確かに何かしらの経験は積めるかもしれない。
けど、もしタメにならなかったとしたら詐欺だ。
「おまえのために言ってるんだぞ」というセリフは大概が嘘。
大体の場合が、自分のために言っている。
そもそも、メリットを明確にできない時点で怪しい。
「保証はないけれど、いい事が起こるかもしれないから、10万円ちょうだい」と提案してるのと同じだ。
クリエイターからすると、信用するに値する点が、一切見当たらない。
値切りの礼儀
ごく稀に、クリエイターは依頼主の予算に合わせて仕事を受けてくれることもある。
その場合、特別な場合を除いて「かける時間」や「必要な材料」を調整して、予算に合わせたクオリティにする。
しかし、信頼関係を築かずに、いきなり値切る人間は、高いクオリティを保ったまま、報酬だけを下げようとすることが多い。
「店員さん、この100万円のダイヤちょうだい!お金ないから100円で!」と提案する人間がいるだろうか?
「100円ショップのオモチャなら可能かもしれませんね……10円足りていないですが」という話だ。
価値があるか
クリエイターは、なんでもかんでも、お金をとろうとしているわけではない。
実際に、クリエイターが無料で提供しているサービスも沢山ある。
むしろ、投資してでも、「やりたい」と思う仕事はある。
しかし、その場合、
①依頼主との信頼関係
②お金よりも価値のある明確な報酬
のどちらかをクリアしている事がほとんどだ。
まず、依頼主とクリエイターが、お互いにリスペクトしあっていないと成り立たない。
どちらかがどちらかを見下しているアンバランスな関係だと、ロクな結果にならないことがほとんどだ。
日ごろからお世話になっている人のためなら、恩返しとして、無料または安価で依頼を受けることもあるだろう。
また、投資の意味で依頼を受けることもある。
金額よりも価値のある「明確な」報酬がある場合、依頼を受ける可能性は高まる。
- クリエイターの知名度が上がる
- 社会のためになる
- 困っている誰かの助けになる
などは、お金よりも価値があることだ。
安くクリエイターを使いたい人は、まず、自分が抱えているプロジェクトの社会的価値を高めることが先だ。

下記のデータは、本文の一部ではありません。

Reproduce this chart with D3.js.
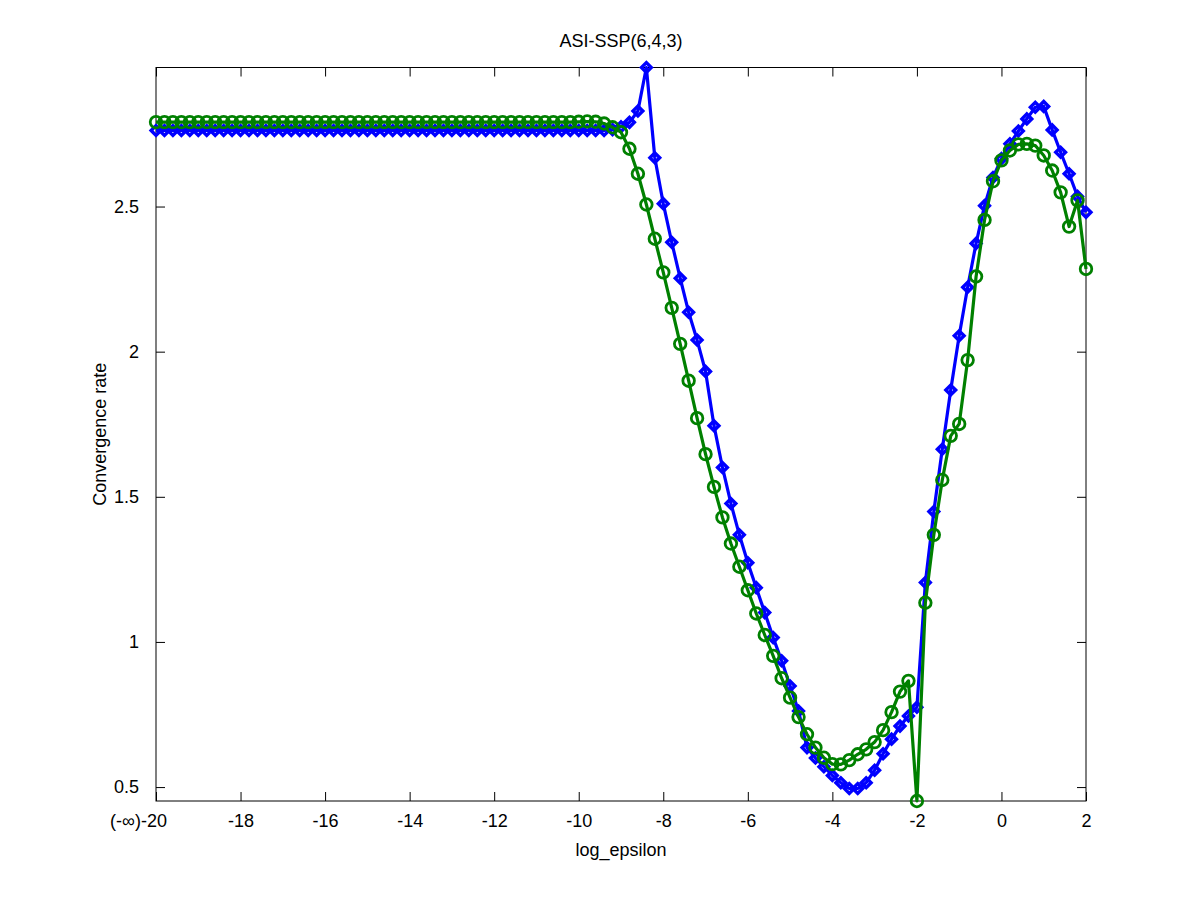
<!DOCTYPE html>
<html>
<head>
<meta charset="utf-8">
<script src="https://cdn.jsdelivr.net/npm/d3@7"></script>
<style>
  body { margin: 0; background: #fff; }
  svg text { font-family: "Liberation Sans", Arial, Helvetica, sans-serif; }
</style>
</head>
<body>
<svg id="chart" width="1200" height="900"></svg>
<script>
// log_epsilon samples (-20 stands for -inf)
const logEps = [
  -20, -19.8, -19.6, -19.4, -19.2, -19, -18.8, -18.6, -18.4, -18.2,
  -18, -17.8, -17.6, -17.4, -17.2, -17, -16.8, -16.6, -16.4, -16.2,
  -16, -15.8, -15.6, -15.4, -15.2, -15, -14.8, -14.6, -14.4, -14.2,
  -14, -13.8, -13.6, -13.4, -13.2, -13, -12.8, -12.6, -12.4, -12.2,
  -12, -11.8, -11.6, -11.4, -11.2, -11, -10.8, -10.6, -10.4, -10.2,
  -10, -9.8, -9.6, -9.4, -9.2, -9, -8.8, -8.6, -8.4, -8.2,
  -8, -7.8, -7.6, -7.4, -7.2, -7, -6.8, -6.6, -6.4, -6.2,
  -6, -5.8, -5.6, -5.4, -5.2, -5, -4.8, -4.6, -4.4, -4.2,
  -4, -3.8, -3.6, -3.4, -3.2, -3, -2.8, -2.6, -2.4, -2.2,
  -2, -1.8, -1.6, -1.4, -1.2, -1, -0.8, -0.6, -0.4, -0.2,
  0, 0.2, 0.4, 0.6, 0.8, 1, 1.2, 1.4, 1.6, 1.8,
  2
]

// blue diamonds
const rateBlue = [
  2.762, 2.762, 2.762, 2.762, 2.762, 2.762, 2.762, 2.762, 2.762, 2.762,
  2.762, 2.762, 2.762, 2.762, 2.762, 2.762, 2.762, 2.762, 2.762, 2.762,
  2.762, 2.762, 2.762, 2.762, 2.762, 2.762, 2.762, 2.762, 2.762, 2.762,
  2.762, 2.762, 2.762, 2.762, 2.762, 2.762, 2.762, 2.762, 2.762, 2.762,
  2.762, 2.762, 2.762, 2.762, 2.762, 2.762, 2.762, 2.762, 2.762, 2.762,
  2.762, 2.762, 2.762, 2.762, 2.765, 2.775, 2.790, 2.829, 2.979, 2.668,
  2.510, 2.377, 2.253, 2.136, 2.040, 1.932, 1.745, 1.601, 1.477, 1.369,
  1.273, 1.187, 1.101, 1.015, 0.935, 0.848, 0.762, 0.636, 0.600, 0.570,
  0.540, 0.515, 0.495, 0.495, 0.515, 0.558, 0.615, 0.665, 0.710, 0.745,
  0.775, 1.205, 1.449, 1.664, 1.868, 2.055, 2.222, 2.373, 2.503, 2.600,
  2.665, 2.716, 2.760, 2.802, 2.842, 2.845, 2.764, 2.687, 2.613, 2.535,
  2.480
]

// green circles
const rateGreen = [
  2.791, 2.791, 2.791, 2.791, 2.791, 2.791, 2.791, 2.791, 2.791, 2.791,
  2.791, 2.791, 2.791, 2.791, 2.791, 2.791, 2.791, 2.791, 2.791, 2.791,
  2.791, 2.791, 2.791, 2.791, 2.791, 2.791, 2.791, 2.791, 2.791, 2.791,
  2.791, 2.791, 2.791, 2.791, 2.791, 2.791, 2.791, 2.791, 2.791, 2.791,
  2.791, 2.791, 2.791, 2.791, 2.791, 2.791, 2.791, 2.791, 2.791, 2.791,
  2.792, 2.793, 2.792, 2.786, 2.773, 2.756, 2.699, 2.613, 2.507, 2.389,
  2.273, 2.151, 2.027, 1.900, 1.771, 1.647, 1.534, 1.429, 1.339, 1.259,
  1.178, 1.098, 1.024, 0.952, 0.875, 0.808, 0.741, 0.682, 0.636, 0.601,
  0.579, 0.578, 0.593, 0.613, 0.630, 0.655, 0.696, 0.758, 0.829, 0.866,
  0.452, 1.135, 1.369, 1.558, 1.710, 1.751, 1.971, 2.259, 2.454, 2.587,
  2.659, 2.693, 2.714, 2.716, 2.710, 2.676, 2.624, 2.549, 2.431, 2.521,
  2.285
]

const xTicks = [-20, -18, -16, -14, -12, -10, -8, -6, -4, -2, 0, 2]
const xTickLabels = ['(-\u221e)-20', '-18', '-16', '-14', '-12', '-10', '-8', '-6', '-4', '-2', '0', '2']
const yTicks = [0.5, 1, 1.5, 2, 2.5]
const yTickLabels = ['0.5', '1', '1.5', '2', '2.5']

const chartTitle = 'ASI-SSP(6,4,3)'
const xLabel = 'log_epsilon'
const yLabel = 'Convergence rate'

const margin = { left: 156, right: 114, top: 67.5, bottom: 99 }
const width = 1200, height = 900
const fontSize = 18

const svg = d3.select('#chart')

const xscale = d3.scaleLinear()
  .domain([-20, 2])
  .range([margin.left, width - margin.right])

const yscale = d3.scaleLinear()
  .domain(d3.extent(rateBlue.concat(rateGreen)))
  .range([height - margin.bottom, margin.top])

const addAxes = () => {
  const x0 = margin.left, x1 = width - margin.right
  const y0 = margin.top, y1 = height - margin.bottom

  //bottom, with labels
  svg.append('g')
    .attr('transform', `translate(0, ${y1})`)
    .call(d3.axisBottom(xscale).tickValues(xTicks).tickSize(-9).tickPadding(13)
      .tickFormat((d, i) => xTickLabels[i]))
    .call(g => g.select('.domain').remove())
    .selectAll('text')
    .style('font-size', fontSize + 'px')
    .attr('fill', '#000')
    .attr('dx', (d, i) => i === 0 ? -18 : 0)

  //top
  svg.append('g')
    .attr('transform', `translate(0, ${y0})`)
    .call(d3.axisTop(xscale).tickValues(xTicks).tickSize(-9).tickFormat(''))
    .call(g => g.select('.domain').remove())

  //left, with labels
  svg.append('g')
    .attr('transform', `translate(${x0}, 0)`)
    .call(d3.axisLeft(yscale).tickValues(yTicks).tickSize(-9).tickPadding(17)
      .tickFormat((d, i) => yTickLabels[i]))
    .call(g => g.select('.domain').remove())
    .selectAll('text').style('font-size', fontSize + 'px').attr('fill', '#000')

  //right
  svg.append('g')
    .attr('transform', `translate(${x1}, 0)`)
    .call(d3.axisRight(yscale).tickValues(yTicks).tickSize(-9).tickFormat(''))
    .call(g => g.select('.domain').remove())

  svg.selectAll('.tick line').attr('stroke', '#000')

  svg.append('rect')
    .attr('x', x0)
    .attr('y', y0)
    .attr('width', x1 - x0)
    .attr('height', y1 - y0)
    .attr('fill', 'none')
    .attr('stroke', '#000')
    .attr('stroke-width', 1)
}

const addSeries = (values, color, marker) => {
  const pts = logEps.map((x, i) => [x, values[i]])

  const line = d3.line()
    .x(d => xscale(d[0]))
    .y(d => yscale(d[1]))

  svg.append('path')
    .datum(pts)
    .attr('d', line)
    .attr('fill', 'none')
    .attr('stroke', color)
    .attr('stroke-width', 3.2)
    .attr('stroke-linejoin', 'round')

  const sym = marker === 'diamond'
    ? d3.symbol().type(d3.symbolSquare).size(48)
    : d3.symbol().type(d3.symbolCircle).size(105)

  svg.append('g')
    .selectAll('path')
    .data(pts)
    .join('path')
    .attr('d', sym)
    .attr('transform', d => `translate(${xscale(d[0])}, ${yscale(d[1])})` + (marker === 'diamond' ? ' rotate(45)' : ''))
    .attr('fill', 'none')
    .attr('stroke', color)
    .attr('stroke-width', marker === 'diamond' ? 3.4 : 2.8)
}

const addText = () => {
  svg.append('text')
    .text(chartTitle)
    .attr('x', (margin.left + width - margin.right) / 2)
    .attr('y', 47)
    .attr('text-anchor', 'middle')
    .style('font-size', fontSize + 'px')

  svg.append('text')
    .text(xLabel)
    .attr('x', (margin.left + width - margin.right) / 2)
    .attr('y', 856)
    .attr('text-anchor', 'middle')
    .style('font-size', fontSize + 'px')

  svg.append('text')
    .text(yLabel)
    .attr('transform', `translate(106, ${(margin.top + height - margin.bottom) / 2}) rotate(-90)`)
    .attr('text-anchor', 'middle')
    .style('font-size', fontSize + 'px')
}

addAxes()
addSeries(rateBlue, '#0000ff', 'diamond')
addSeries(rateGreen, '#008000', 'circle')
addText()
</script>
</body>
</html>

「私にやらせてください!」と思ってもらえる提案ができるだろうか。
まとめる
「優しさ」や「愛情」と同じで、タダ働きは、他人に強要するものではない。
なぜ、強要するケースがあるのかと言うと、クリエイターを、ひとりの人間としてリスペクトしていないからだ。
恋愛に例えるとわかりやすい。
これまで一切関わったことのない、知らない人間から
- 「俺に尽くせ」
- 「私のこと愛してよ」
と言われたらどうだろう?
「えー!いいじゃん!このくらいタダでやってよ」
「君ならサクッとできるでしょ?」
「今回はギャラないけど、君のタメになると思うんだよね」
このようなセリフは、同じくらい気持ち悪い。
「自分のことしか考えてないな」と捉えられて、心のシャッターを閉められるのが関の山だ。
この記事を読んだ人は、一緒に気をつけていこう。